İktidar çevrelerinin ve Uçum’un söylediklerinin hepsi laf-ı güzaf!
Bütün bunların sonucu olarak görülüyor ki, iktidarın beka sorunu var demesi, tamamen bir seçim propagandasından ibaret! Türkiye’nin temel sorunlarını çözemeyen Erdoğan beka sorunu vs. diyerek bir yandan gerçeklerin üzerini örterek kitlelerde bir yanılsama yaratmaya bir yandan da kitlelere korku salarak kendi iktidarına bağımlılık ve ihtiyaç yaratmaya çalışıyor.
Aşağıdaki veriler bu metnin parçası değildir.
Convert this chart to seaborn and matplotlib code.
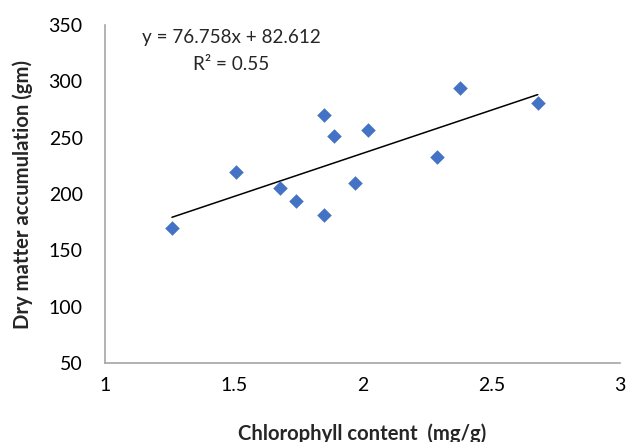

Siyasetin çok denklemli ilişkiler ağı içermesi nedeniyle beka sorununa bunların dışında bir başka açıdan da bakabiliriz. Evet, bir beka sorunumuz var! İktidarı şahsında somutlayan Erdoğan’ın toplumu bölen, muhalefeti terörist ve terörist işbirlikçisi diye suçlayan, toplumun yarısını düşman gören, muhalif kesimleri sürekli aşağılayan söylemleri bu ülke için bir beka sorunu yaratıyor. Daha altı sene önce Kürdistan adının birçok resmi kayıtlarda ve üstelik Mustafa Kemal’in meclis tutanaklarında bile yer aldığını söyleyen Erdoğan, bugün Kürdistan diyenleri ülkeden kovuyor! Dildeki tehlikeye ve keyfiliğe bakar mısınız? Seçimi kazanmak için bütün bu gerilimli ve çatışmacı politikaları gündemde tutarak bu toplumda derin yaralar açan iktidar politikaları, toplumsal barışın, moralitenin, bir arada yaşama kültürünün altına dinamit koyarak bu ülke için bir beka sorunu yaratıyor. Asıl tehlikeli olan da budur!
Sonuç olarak iktidarın beka sorunu dediği, kendisini baki kılmak çabasından ve çıkarından başka bir şey değildir!